RWKV
Model description
RWKV: Parallelizable RNN with Transformer-level LLM Performance (pronounced as "RwaKuv", from 4 major params: R W K V) RWKV is an RNN with Transformer-level LLM performance, which can also be directly trained like a GPT transformer (parallelizable). And it's 100% attention-free. You only need the hidden state at position t to compute the state at position t+1. You can use the "GPT" mode to quickly compute the hidden state for the "RNN" mode.
So it's combining the best of RNN and transformer - great performance, fast inference, saves VRAM, fast training, "infinite" ctx_len, and free sentence embedding (using the final hidden state).
The model is also implemented in the trasnformers library The RNN Mode for inference pushing the context len could be pretty interesting and implementation in this server would also push the model adoption. There are cpp projects for this model running in the browser and its still fast, so with optimized version here it would be insane
Open source status
- [X] The model implementation is available
- [X] The model weights are available
Provide useful links for the implementation
No response
This would be interesting, however is pretty far away from how this repo operates (the transformer assumption is pretty strong).
But since there's no past key values, no attention, it should make the whole thing even easier to write.
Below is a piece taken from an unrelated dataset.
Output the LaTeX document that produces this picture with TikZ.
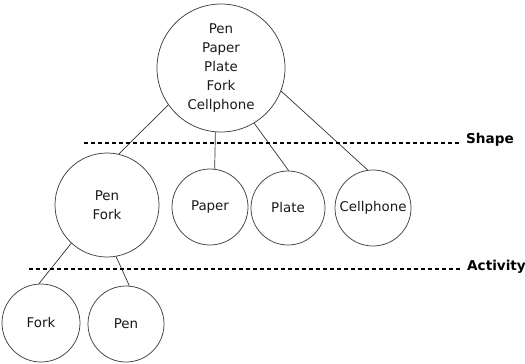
\documentclass[tikz,border=0pt]{standalone}
\usepackage{fontspec}
\setmainfont{DejaVu Sans}
\usetikzlibrary{positioning}

\begin{document}
\begin{tikzpicture}[x=1pt, y=-1pt,
		item/.style={draw=black!75, line width=0.75pt, circle, inner sep=0pt, align=center, text=black!90, font=\fontsize{13.4}{19}\selectfont},
		lvl/.style={anchor=base west, inner xsep=6pt, inner ysep=2pt, font=\bfseries\fontsize{13.6}{17}\selectfont},
		sep/.style={line width=1.5pt, dash pattern=on 4pt off 3pt}]
		\useasboundingbox (0,0) rectangle (525,364);
		\node[item, minimum size=128pt] (root) at (221,68) {Pen\\Paper\\Plate\\Fork\\Cellphone};
		\node[item, minimum size=104pt] (penfork) at (107,205) {Pen\\Fork};
		\node[item, minimum size=76pt] (paper) at (210,207) {Paper};
		\node[item, minimum size=74pt] (plate) at (288,208) {Plate};
		\node[item, minimum size=76pt] (cellphone) at (373,208) {Cellphone};
		\node[item, minimum size=78pt] (fork) at (41,323) {Fork};
		\node[item, minimum size=76pt] (pen) at (126,324) {Pen};
		\foreach \from/\to in {root.215/penfork.77, root.265/paper.83, root.301/plate.89, root.339/cellphone.98, penfork.227/fork.93, penfork.280/pen.85}
			\draw[black!80, line width=0.7pt] (\from) -- (\to);
		% levels
		\coordinate (shapefrom) at (84,143);
		\coordinate (activityfrom) at (29,269);
		\node[lvl] (shape) at (460,143) {Shape};
		\node[lvl] (activity) at (461,270) {Activity};
		\draw[sep] (shapefrom) -- (shapefrom -| shape.west);
		\draw[sep] (activityfrom) -- (activityfrom -| activity.west);
	\end{tikzpicture}
\end{document}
Would you be willing to write a PR for it ? Any existing models on hf.co ?
https://huggingface.co/spaces/BlinkDL/RWKV-World-7B Demo
https://huggingface.co/models?other=rwkv Models
I will check other PRs and try to make an integration
https://huggingface.co/spaces/BlinkDL/RWKV-World-7B Demo
https://huggingface.co/models?other=rwkv Models
I will check other PRs and try to make an integration
It's already in the code base btw